Dataset content »
___

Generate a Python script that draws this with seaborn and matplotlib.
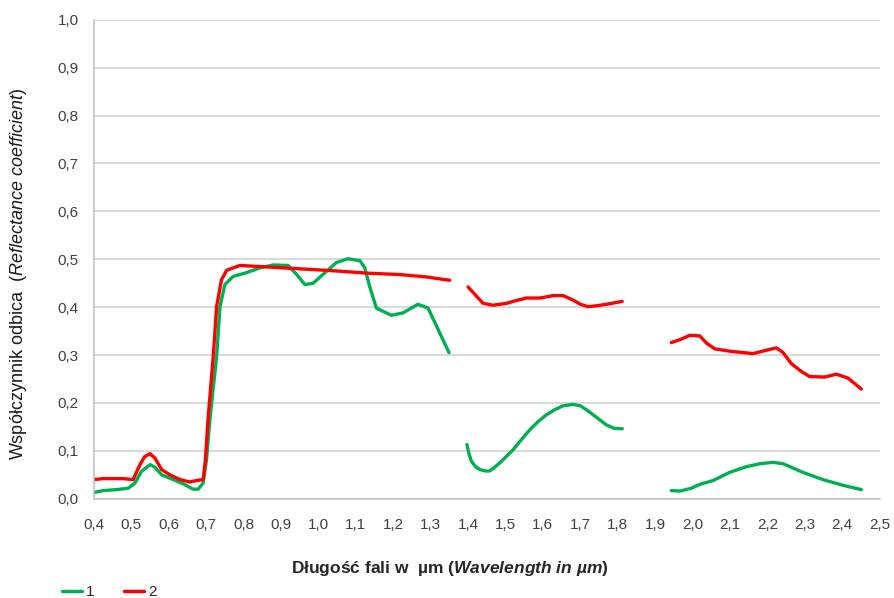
import matplotlib
matplotlib.use("Agg")
import matplotlib.pyplot as plt
import seaborn as sns
import pandas as pd
from matplotlib.lines import Line2D

# Series 1 (green) - three segments
s1_seg1_x = [0.400, 0.425, 0.461, 0.492, 0.510, 0.527, 0.550, 0.563, 0.581, 0.612, 0.639, 0.665, 0.679, 0.692, 0.701,
             0.710, 0.728, 0.737, 0.750, 0.772, 0.808, 0.844, 0.879, 0.919, 0.942, 0.964, 0.986, 1.022, 1.048,
             1.079, 1.111, 1.124, 1.137, 1.155, 1.195, 1.226, 1.266, 1.293, 1.316, 1.349]
s1_seg1_y = [0.013, 0.017, 0.019, 0.022, 0.033, 0.057, 0.071, 0.066, 0.050, 0.040, 0.031, 0.020, 0.020, 0.033, 0.081,
             0.165, 0.297, 0.401, 0.447, 0.464, 0.472, 0.482, 0.488, 0.487, 0.468, 0.447, 0.450, 0.475, 0.493,
             0.501, 0.497, 0.482, 0.443, 0.398, 0.383, 0.388, 0.406, 0.398, 0.360, 0.305]
s1_seg2_x = [1.397, 1.403, 1.409, 1.420, 1.431, 1.445, 1.458, 1.470, 1.485, 1.502, 1.520, 1.542, 1.565, 1.587, 1.609,
             1.632, 1.654, 1.680, 1.700, 1.716, 1.743, 1.770, 1.790, 1.812]
s1_seg2_y = [0.113, 0.092, 0.078, 0.067, 0.061, 0.058, 0.058, 0.065, 0.075, 0.088, 0.102, 0.123, 0.144, 0.161, 0.175,
             0.186, 0.194, 0.197, 0.194, 0.186, 0.170, 0.154, 0.147, 0.146]
s1_seg3_x = [1.943, 1.966, 1.997, 2.019, 2.055, 2.099, 2.144, 2.179, 2.215, 2.242, 2.295, 2.348, 2.402, 2.451]
s1_seg3_y = [0.017, 0.016, 0.022, 0.030, 0.038, 0.055, 0.067, 0.073, 0.076, 0.073, 0.055, 0.040, 0.028, 0.019]

# Series 2 (red) - three segments
s2_seg1_x = [0.400, 0.425, 0.478, 0.505, 0.523, 0.536, 0.550, 0.563, 0.581, 0.603, 0.630, 0.656, 0.674, 0.692, 0.698,
             0.705, 0.719, 0.728, 0.741, 0.755, 0.790, 0.861, 0.950, 1.039, 1.129, 1.218, 1.289, 1.351]
s2_seg1_y = [0.040, 0.042, 0.042, 0.040, 0.071, 0.088, 0.094, 0.085, 0.061, 0.050, 0.040, 0.035, 0.038, 0.040, 0.081,
             0.165, 0.297, 0.401, 0.457, 0.477, 0.487, 0.484, 0.480, 0.476, 0.471, 0.468, 0.463, 0.456]
s2_seg2_x = [1.400, 1.420, 1.440, 1.467, 1.503, 1.530, 1.556, 1.592, 1.627, 1.654, 1.680, 1.700, 1.720, 1.745, 1.770,
             1.812]
s2_seg2_y = [0.442, 0.425, 0.408, 0.404, 0.408, 0.414, 0.419, 0.419, 0.424, 0.424, 0.415, 0.406, 0.401, 0.403, 0.406,
             0.412]
s2_seg3_x = [1.943, 1.966, 1.992, 2.019, 2.037, 2.059, 2.099, 2.161, 2.197, 2.224, 2.242, 2.264, 2.290, 2.313, 2.353,
             2.384, 2.415, 2.451]
s2_seg3_y = [0.326, 0.332, 0.341, 0.340, 0.325, 0.313, 0.308, 0.303, 0.310, 0.315, 0.305, 0.282, 0.266, 0.255, 0.254,
             0.260, 0.252, 0.229]

series_names = ["1", "2"]
x_ticks = [0.4, 0.5, 0.6, 0.7, 0.8, 0.9, 1.0, 1.1, 1.2, 1.3, 1.4, 1.5, 1.6, 1.7, 1.8, 1.9, 2.0, 2.1, 2.2, 2.3, 2.4, 2.5]
y_ticks = [0.0, 0.1, 0.2, 0.3, 0.4, 0.5, 0.6, 0.7, 0.8, 0.9, 1.0]

rows = []
for name, segs in [("1", [(s1_seg1_x, s1_seg1_y), (s1_seg2_x, s1_seg2_y), (s1_seg3_x, s1_seg3_y)]),
                   ("2", [(s2_seg1_x, s2_seg1_y), (s2_seg2_x, s2_seg2_y), (s2_seg3_x, s2_seg3_y)])]:
    for k, (xs, ys) in enumerate(segs):
        for xv, yv in zip(xs, ys):
            rows.append({"wl": xv, "refl": yv, "series": name, "seg": k})
df = pd.DataFrame(rows)

sns.set_style("white")
plt.rcParams['font.family'] = ['Liberation Sans', 'DejaVu Sans']
plt.rcParams['mathtext.fontset'] = 'custom'
plt.rcParams['mathtext.it'] = 'Liberation Sans:italic'
plt.rcParams['mathtext.rm'] = 'Liberation Sans'
plt.rcParams['mathtext.bf'] = 'Liberation Sans:bold'
plt.rcParams['mathtext.bfit'] = 'Liberation Sans:bold:italic'

fig = plt.figure(figsize=(8.94, 5.98), dpi=100)
ax = fig.add_axes([0.105, 0.166, 0.879, 0.801])

palette = {"1": "#00b050", "2": "#ff0000"}
sns.lineplot(data=df, x="wl", y="refl", hue="series", units="seg", estimator=None,
             palette=palette, linewidth=2.4, ax=ax, sort=False, legend=False)
for ln in ax.get_lines():
    ln.set_solid_joinstyle("round")
    ln.set_solid_capstyle("round")

ax.set_xlim(0.4, 2.5)
ax.set_ylim(0.0, 1.0)
ax.set_xticks(x_ticks)
ax.set_xticklabels([f"{t:.1f}".replace(".", ",") for t in x_ticks], fontsize=11, color="#404040")
ax.set_yticks(y_ticks)
ax.set_yticklabels([f"{t:.1f}".replace(".", ",") for t in y_ticks], fontsize=11, color="#404040")
ax.yaxis.grid(True, color="#d0d0d0", linewidth=1.1)
ax.xaxis.grid(False)
ax.set_axisbelow(True)
for s in ["top", "right"]:
    ax.spines[s].set_visible(False)
for s in ["left", "bottom"]:
    ax.spines[s].set_color("#bfbfbf")
    ax.spines[s].set_linewidth(1.1)
ax.tick_params(axis="both", which="both", direction="out", length=6, color="#bfbfbf", width=1.1, pad=5)
ax.tick_params(axis="x", pad=8)

ax.set_xlabel(r"Długość fali w  µm ($\mathbfit{Wavelength\ in\ µm}$)", fontsize=12.5, fontweight="bold",
              color="#262626")
ax.xaxis.set_label_coords(0.453, -0.125)
ax.set_ylabel(r"Współczynnik odbica  ($\it{Reflectance\ coefficient}$)", fontsize=13,
              color="#1a1a1a")
ax.yaxis.set_label_coords(-0.082, 0.47)

handles = [Line2D([0], [0], color=palette[n], linewidth=2.5) for n in series_names]
fig.legend(handles, series_names, loc="center left", bbox_to_anchor=(0.069, 0.01), ncol=2, frameon=False,
           borderpad=0, borderaxespad=0, handlelength=1.35, handletextpad=0.25, columnspacing=1.9,
           fontsize=11)

fig.savefig("out.png", dpi=100)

___

Write out, word for word, the lines from the start of the data through the one holding "from matplotlib.lines import Line2D". Omit pictures.

Generate a Python script that draws this with seaborn and matplotlib.
import matplotlib
matplotlib.use("Agg")
import matplotlib.pyplot as plt
import seaborn as sns
import pandas as pd
from matplotlib.lines import Line2D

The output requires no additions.